Scroll untuk membaca artikel
Hayuning Ratri Hapsari | Fauzah Hs
Ketua DPR RI Puan Maharani (Instagram/dpr_ri)

Media sosial saat ini dipenuhi kabar mengenai kenaikan gaji anggota DPR yang nilainya bikin netizen melongo. Padahal katanya, gaji pokok anggota DPR hanya Rp4,2 juta per bulan. Dan angka itu dinilai tak pernah naik selama 15 tahun terakhir.

Lalu di mana masalahnya?

Gaji pokok Rp4,2 juta per bulan memang kedengarannya menyedihkan, seolah para wakil rakyat hidup pas-pasan. Tapi faktanya, di luar gaji pokok itu, ada berbagai tunjungan yang nilainya fantastis.

Di antaranya, ada tunjangan kehormatan Rp5,58 juta, tunjangan komunikasi Rp15,55 juta, tunjangan jabatan Rp9,7 juta, tunjangan beras Rp12 juta (baru saja naik dari 10 juta), tunjangan bensin Rp7 juta (naik dari 4–5 juta), dan tentu saja tunjangan perumahan yang baru disahkan sebesar Rp50 juta per bulan.

Kalau dihitung, jumlahnya bisa menyentuh kisaran Rp100 juta setiap bulan.

Jadi sebenarnya yang tidak naik itu cuma gaji pokoknya saja, sementara tunjangan atau isi dompetnya tetap bertambah.

Dan yang paling bikin publik geram adalah tunjangan perumahan Rp50 juta per bulan. Kalau kita hitung, anggota DPR periode 2024–2029 ada sekitar 580 orang, jika dikalikan lima tahun, angka ini setara Rp1,74 triliun.

Indonesia Corruption Watch (ICW) sudah mengingatkan, dana sebesar itu bisa menggaji 36.000 guru per tahun. Bayangkan, puluhan ribu guru yang sekarang harus mengais rezeki sambil nyambi pekerjaan lain, bisa hidup lebih layak jika dana itu dialihkan.

Tapi, siapa yang percaya para wakil rakyat benar-benar butuh Rp 50 juta hanya untuk sewa rumah? Mereka beralasan bahwa harga sewa di kawasan Senayan memang mahal. ICW langsung membantah, menyebut separuh dari biaya itu sudah lebih dari cukup.

Dan logisnya, kalau rakyat saja bisa bertahan di kontrakan 2 juta per bulan di pinggiran Jakarta, kenapa wakil rakyat butuh rumah dengan standar hotel bintang lima?

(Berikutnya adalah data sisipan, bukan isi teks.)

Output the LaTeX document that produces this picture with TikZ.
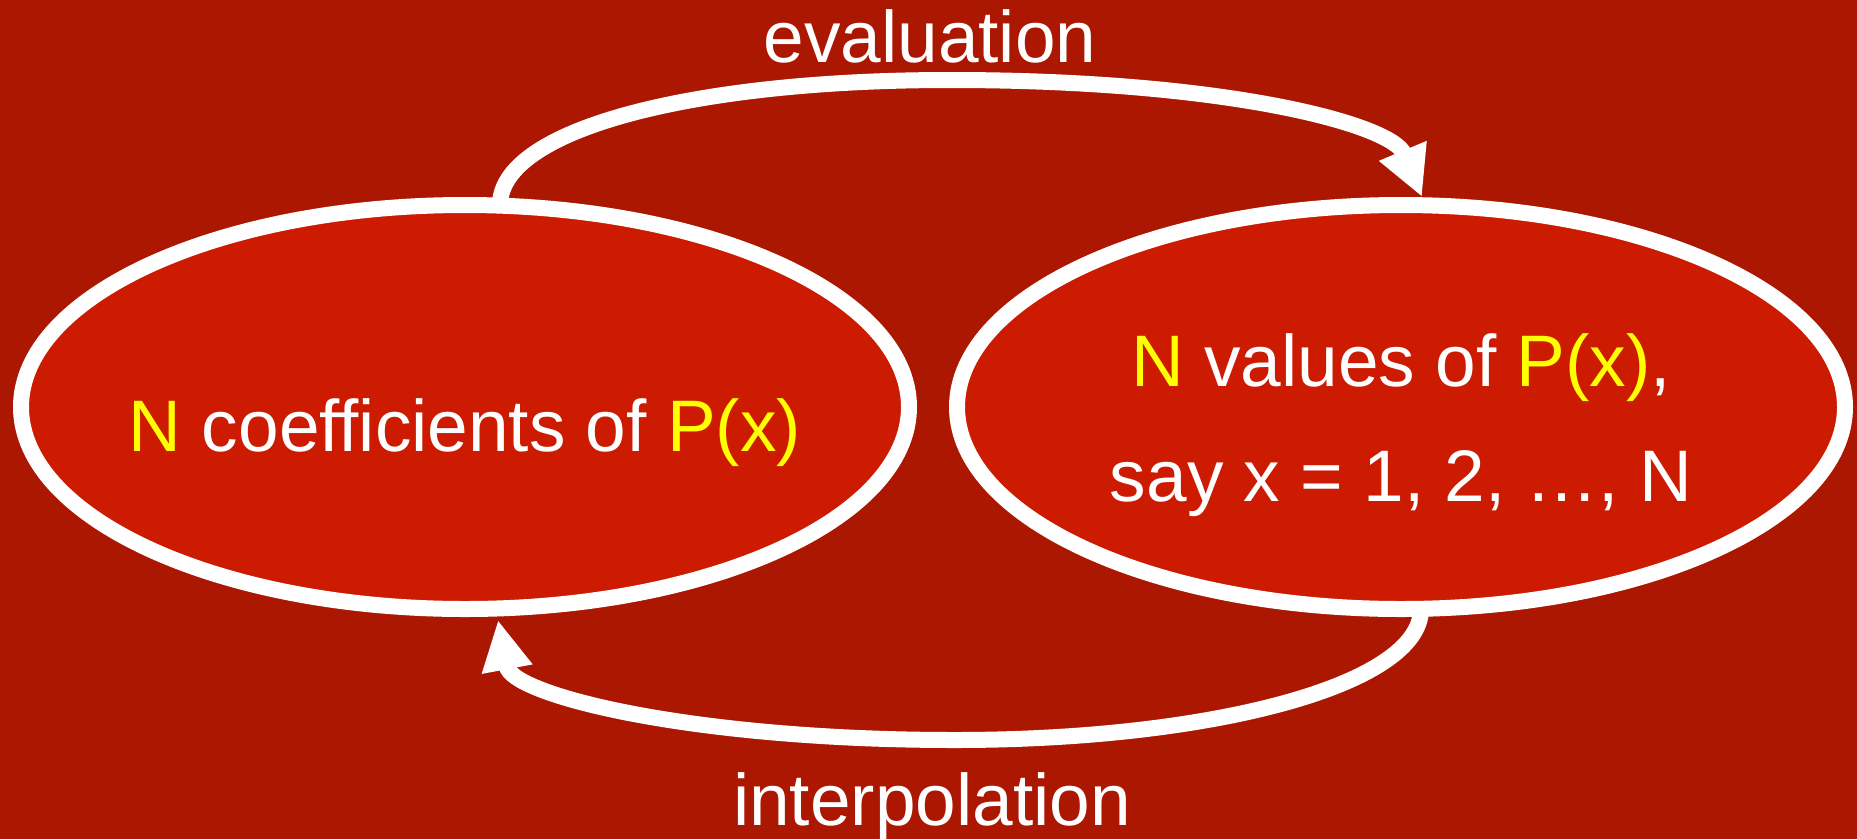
\documentclass[tikz,border=0pt]{standalone}
\usepackage{fontspec}
\setmainfont{Liberation Sans}
\usetikzlibrary{shapes.geometric,arrows.meta}
\definecolor{bg}{HTML}{AB1700}
\definecolor{ell}{HTML}{CC1B00}
\definecolor{yel}{HTML}{FFFF00}
\newcommand{\hlt}[1]{\textcolor{yel}{#1}}
\begin{document}
\begin{tikzpicture}[x=1pt,y=-1pt,
  oval/.style={ellipse, draw=white, line width=16pt, fill=ell,
    minimum width=888pt, minimum height=404pt, inner sep=0pt, outer sep=0pt},
  txt/.style={text=white, font=\fontsize{73}{115}\selectfont, inner sep=0pt, anchor=base},
  conn/.style={draw=white, line width=16pt, -{Triangle[length=50pt,width=48pt]}}]
\fill[bg] (0,0) rectangle (1857,839);
\useasboundingbox (0,0) rectangle (1857,839);
\node[oval] (L) at (465,407) {};
\node[oval] (R) at (1401,407) {};
\node[txt] (lt) at (465,451) {\hlt{N} coefficients of \hlt{P(x)}};
\node[txt] (r1) at (1401,386) {\hlt{N} values of \hlt{P(x)},};
\node[txt] (r2) at (1401,501) {say x = 1, 2, …, N};
\node[txt] (ev) at (930,62) {evaluation};
\node[txt] (ip) at (932,825) {interpolation};
\coordinate (a1) at (500,205);
\coordinate (a2) at (1422,197);
\coordinate (b1) at (1421,609);
\coordinate (b2) at (498,620);
\draw[conn] (a1) .. controls (500,130) and (690,80) .. (950,80)
  .. controls (1230,80) and (1392,125) .. (a2);
\draw[conn] (b1) .. controls (1421,685) and (1212,740) .. (955,740)
  .. controls (690,740) and (512,695) .. (b2);
\end{tikzpicture}
\end{document}
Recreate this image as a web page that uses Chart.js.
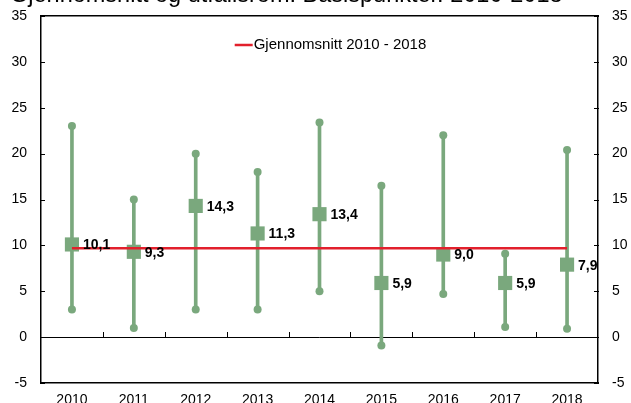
<!DOCTYPE html>
<html>
<head>
<meta charset="utf-8">
<script src="https://cdn.jsdelivr.net/npm/chart.js@4"></script>
<style>
  html, body { margin: 0; padding: 0; background: #fff; overflow: hidden; width: 631px; height: 403px; }
  #wrap { position: absolute; left: 0; top: 0; width: 631px; height: 420px; }
  #title { position: absolute; left: 10px; top: -17px; z-index: 2; white-space: nowrap; color: #000;
           font: 23.5px "Liberation Sans", Arial, sans-serif; line-height: 23.5px; }
</style>
</head>
<body>
<div id="title">Gjennomsnitt og utfallsrom. Basispunkter. 2010-2018</div>
<div id="wrap"><canvas id="chart" width="631" height="420"></canvas></div>
<script>
// values
const years = ['2010', '2011', '2012', '2013', '2014', '2015', '2016', '2017', '2018'];
const median = [10.1, 9.3, 14.3, 11.3, 13.4, 5.9, 9.0, 5.9, 7.9];
const lows = [3.0, 1.0, 3.0, 3.0, 5.0, -0.9, 4.7, 1.1, 0.9];
const highs = [23.0, 15.0, 20.0, 18.0, 23.4, 16.5, 22.0, 9.1, 20.4];
const averageLine = [9.7, 9.7, 9.7, 9.7, 9.7, 9.7, 9.7, 9.7, 9.7];
const averageLabel = 'Gjennomsnitt 2010 - 2018';
const yMin = -5, yMax = 35, yStep = 5;

const green = '#7aa87d';
const red = '#e2202c';
const fontFamily = '"Liberation Sans", Arial, sans-serif';

Chart.defaults.font.family = fontFamily;
Chart.defaults.color = '#000';

//inward tick marks: on both value axes and on the zero line between the years
const innerTicksPlugin = {
  id: 'innerTicks',
  beforeDatasetsDraw(chart) {
    const ctx = chart.ctx;
    const xs = chart.scales.x;
    const ys = chart.scales.y;
    const y0 = Math.round(ys.getPixelForValue(0));
    ctx.save();
    ctx.fillStyle = '#000';
    for (let i = 1; i < years.length; i++) {
      const px = Math.round((xs.getPixelForValue(i - 1) + xs.getPixelForValue(i)) / 2);
      ctx.fillRect(px, y0 - 5, 1, 5);
    }
    ys.ticks.forEach(t => {
      const py = Math.round(ys.getPixelForValue(t.value));
      ctx.fillRect(Math.round(xs.left) - 1, py, 5, 1);
      ctx.fillRect(Math.round(xs.right) - 4, py, 5, 1);
    });
    ctx.restore();
  }
};

//legend inside the plot, near the top
const legendPlugin = {
  id: 'insideLegend',
  afterDatasetsDraw(chart) {
    const ctx = chart.ctx;
    const a = chart.chartArea;
    ctx.save();
    ctx.font = '15px ' + fontFamily;
    const w = ctx.measureText(averageLabel).width;
    const total = 19 + w;
    const x0 = (a.left + a.right) / 2 + 11 - total / 2;
    const y = a.top + 29;
    ctx.strokeStyle = red;
    ctx.lineWidth = 2.5;
    ctx.beginPath();
    ctx.moveTo(x0, y);
    ctx.lineTo(x0 + 18, y);
    ctx.stroke();
    ctx.fillStyle = '#000';
    ctx.textBaseline = 'middle';
    ctx.fillText(averageLabel, x0 + 19, y);
    ctx.restore();
  }
};

//value labels right of the squares
const labelPlugin = {
  id: 'valueLabels',
  afterDatasetsDraw(chart) {
    const ctx = chart.ctx;
    const meta = chart.getDatasetMeta(3);
    ctx.save();
    ctx.font = 'bold 14px ' + fontFamily;
    ctx.fillStyle = '#000';
    ctx.textBaseline = 'middle';
    ctx.textAlign = 'left';
    meta.data.forEach((p, i) => {
      ctx.fillText(median[i].toFixed(1).replace('.', ','), p.x + 11, p.y + 1);
    });
    ctx.restore();
  }
};

const frameBorder = { display: true, color: '#000', width: 1.5 };

//fixed axis sizes so the plot sits where the reference has it
function fitValueAxis(width) {
  return s => {
    s.width = width;
    s.paddingTop = 0;
    s.paddingBottom = 0;
  };
}

const ctx = document.getElementById('chart').getContext('2d');
new Chart(ctx, {
  data: {
    labels: years,
    datasets: [
      {
        type: 'bar',
        label: 'range',
        data: lows.map((l, i) => [l, highs[i]]),
        backgroundColor: green,
        barThickness: 3,
        order: 4
      },
      {
        type: 'line',
        label: 'low',
        data: lows,
        showLine: false,
        pointRadius: 4,
        pointBackgroundColor: green,
        pointBorderWidth: 0,
        order: 3
      },
      {
        type: 'line',
        label: 'high',
        data: highs,
        showLine: false,
        pointRadius: 4,
        pointBackgroundColor: green,
        pointBorderWidth: 0,
        order: 3
      },
      {
        type: 'line',
        label: 'median',
        data: median,
        showLine: false,
        pointStyle: 'rect',
        pointRadius: 10,
        pointBackgroundColor: green,
        pointBorderWidth: 0,
        order: 2
      },
      {
        type: 'line',
        label: averageLabel,
        data: averageLine,
        borderColor: red,
        backgroundColor: red,
        borderWidth: 2.5,
        pointRadius: 0,
        order: 0
      }
    ]
  },
  options: {
    responsive: false,
    animation: false,
    devicePixelRatio: 1,
    layout: { padding: { left: 0, right: 0, top: 16, bottom: 0 } },
    plugins: {
      tooltip: { enabled: false },
      legend: { display: false }
    },
    scales: {
      x: {
        type: 'category',
        offset: true,
        grid: { display: false, drawTicks: false },
        border: frameBorder,
        ticks: { font: { size: 14 }, color: '#000', padding: 9, maxRotation: 0 },
        afterFit: s => { s.height = 37; }
      },
      xTop: {
        type: 'category',
        position: 'top',
        offset: true,
        grid: { display: false, drawTicks: false },
        border: frameBorder,
        ticks: { display: false },
        afterFit: s => { s.height = 0; }
      },
      y: {
        position: 'left',
        min: yMin,
        max: yMax,
        border: frameBorder,
        grid: {
          color: c => (c.tick && c.tick.value === 0 ? '#000' : 'rgba(0,0,0,0)'),
          drawTicks: false
        },
        ticks: { stepSize: yStep, font: { size: 14 }, color: '#000', padding: 14 },
        afterFit: fitValueAxis(41)
      },
      y1: {
        position: 'right',
        min: yMin,
        max: yMax,
        border: frameBorder,
        grid: { drawOnChartArea: false, drawTicks: false },
        ticks: { stepSize: yStep, font: { size: 14 }, color: '#000', padding: 14 },
        afterFit: fitValueAxis(33)
      }
    }
  },
  plugins: [innerTicksPlugin, legendPlugin, labelPlugin]
});
</script>
</body>
</html>
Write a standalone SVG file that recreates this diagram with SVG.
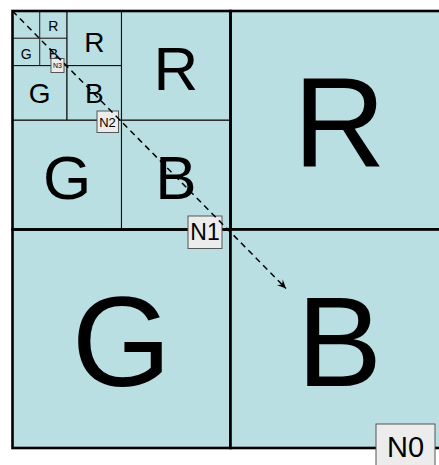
<svg xmlns="http://www.w3.org/2000/svg" width="439" height="465" viewBox="0 0 439 465">
<defs>
<style>
.c{fill:#b9dfe2}
.t0{stroke:#000;stroke-width:2.6}
.t1{stroke:#111;stroke-width:1.1}
.t3{stroke:#333;stroke-width:1}
.fr{fill:none;stroke:#000;stroke-width:2.6}
.L{font-family:"Liberation Sans",Arial,sans-serif;fill:#000;text-anchor:middle}
.lb{fill:#ececec;stroke:#555;stroke-width:1}
.con{fill:none;stroke:#000;stroke-width:1.5;stroke-dasharray:6 4.5}
</style>
<marker id="ah" markerUnits="userSpaceOnUse" markerWidth="12" markerHeight="12" viewBox="-10 -6 12 12" refX="0" refY="0" orient="auto">
<path d="M0,0 L-9,-4.2 Q-6,-1 -6,0 Q-6,1 -9,4.2 Z" fill="#000"/>
</marker>
</defs>
<!-- level 3 -->
<g id="cell-3-0"><rect class="c t3" x="12.5" y="11" width="27.25" height="27.3"/></g>
<g id="cell-3-R"><rect class="c t3" x="39.75" y="11" width="27.25" height="27.3"/><text class="L" x="53.4" y="31.2" font-size="14">R</text></g>
<g id="cell-3-G"><rect class="c t3" x="12.5" y="38.3" width="27.25" height="27.3"/><text class="L" x="26.1" y="58.5" font-size="14">G</text></g>
<g id="cell-3-B"><rect class="c t3" x="39.75" y="38.3" width="27.25" height="27.3"/><text class="L" x="53.4" y="58.5" font-size="14">B</text></g>
<!-- level 2 -->
<g id="cell-2-R"><rect class="c t1" x="67" y="11" width="54.5" height="54.6"/><text class="L" x="94.25" y="51.5" font-size="28">R</text></g>
<g id="cell-2-G"><rect class="c t1" x="12.5" y="65.6" width="54.5" height="54.65"/><text class="L" x="39.75" y="103.2" font-size="28">G</text></g>
<g id="cell-2-B"><rect class="c t1" x="67" y="65.6" width="54.5" height="54.65"/><text class="L" x="94.25" y="103.2" font-size="28">B</text></g>
<!-- level 1 -->
<g id="cell-1-R"><rect class="c t1" x="121.5" y="11" width="109" height="109.25"/><text class="L" x="176" y="90" font-size="62">R</text></g>
<g id="cell-1-G"><rect class="c t1" x="12.5" y="120.25" width="109" height="109.25"/><text class="L" x="67" y="199.3" font-size="62">G</text></g>
<g id="cell-1-B"><rect class="c t1" x="121.5" y="120.25" width="109" height="109.25"/><text class="L" x="176" y="199.3" font-size="62">B</text></g>
<!-- level 0 -->
<g id="cell-0-R"><rect class="c t0" x="230.5" y="11" width="218" height="218.5"/><text class="L" x="339.5" y="167" font-size="128">R</text></g>
<g id="cell-0-G"><rect class="c t0" x="12.5" y="229.5" width="218" height="218.5"/><text class="L" x="121.5" y="385.5" font-size="128">G</text></g>
<g id="cell-0-B"><rect class="c t0" x="230.5" y="229.5" width="218" height="218.5"/><text class="L" x="339.5" y="385.5" font-size="128">B</text></g>
<g id="frame"><rect class="fr" x="12.5" y="11" width="218" height="218.5"/></g>
<!-- labels -->
<g id="N0"><rect class="lb" x="376" y="424" width="59" height="48"/><text class="L" x="405.5" y="456.5" font-size="29">N0</text></g>
<g id="N1"><rect class="lb" x="188" y="216" width="34" height="32.5"/><text class="L" x="205" y="240" font-size="23">N1</text></g>
<g id="N2"><rect class="lb" x="97" y="111" width="21.5" height="21.5"/><text class="L" x="107.5" y="126.5" font-size="13">N2</text></g>
<g id="N3"><rect class="lb" x="51" y="58.5" width="13" height="14"/><text class="L" x="57.5" y="68" font-size="7">N3</text></g>
<!-- connectors -->
<g id="connectors"><path class="con" d="M12.5,11 L286,288.5" marker-end="url(#ah)"/></g>
</svg>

Apakah fungsi legislasi tidak bisa dijalankan kecuali dengan dapur marmer dan kolam renang pribadi?

Ketika rakyat antre minyak goreng, berdesakan cari subsidi bensin, dan pusing membayar kontrakan, wakil rakyat justru sibuk menuntut kontrakan mewah. Kontrasnya terlihat jelas, di satu sisi orang tua menabung recehan demi bisa bayar sekolah anak, di sisi lain wakil rakyat menyodorkan tagihan Rp50 juta ke APBN hanya untuk tempat tidur.

Yang menarik, narasi gaji pokok tidak naik itu seolah sengaja dimainkan untuk mengundang simpati. Padahal publik sudah semakin kritis dan mereka bisa menghitung sendiri angka tunjangan.

Ironisnya, alasan yang dipakai DPR sering kali berkebalikan dengan argumen yang mereka berikan ke rakyat. Saat PNS mengeluh gaji tidak naik, jawabannya adalah kondisi fiskal tidak memungkinkan. Tapi giliran DPR sendiri yang meminta tunjangan, tiba-tiba APBN terasa sangat longgar.

580 anggota DPR menikmati fasilitas setara sultan, sementara jutaan orang masih hidup pas-pasan. Kontrak sosial antara rakyat dan wakilnya seharusnya dilandasi rasa empati, bukan perlombaan fasilitas.

Lalu, kalau DPR bisa menuntut Rp50 juta untuk rumah, kenapa rakyat masih dibiarkan menanggung inflasi, pajak tinggi, dan harga kebutuhan pokok yang melonjak?

Di dalam ruang rapat, DPR berdiskusi soal kebijakan rakyat. Tapi di luar gedung, gaya hidup mereka semakin menjauh dari realita warga pada umumnya.

Publik tentu tidak menuntut DPR hidup miskin. Memang wajar kalau jabatan penting diberi fasilitas memadai. Tapi wajar juga kalau rakyat marah ketika fasilitas itu berubah jadi pesta kemewahan yang dibebankan ke pajak mereka.

Rasanya, kritik keras di media sosial yang menyebut DPR menari di atas penderitaan rakyat, tidaklah berlebihan.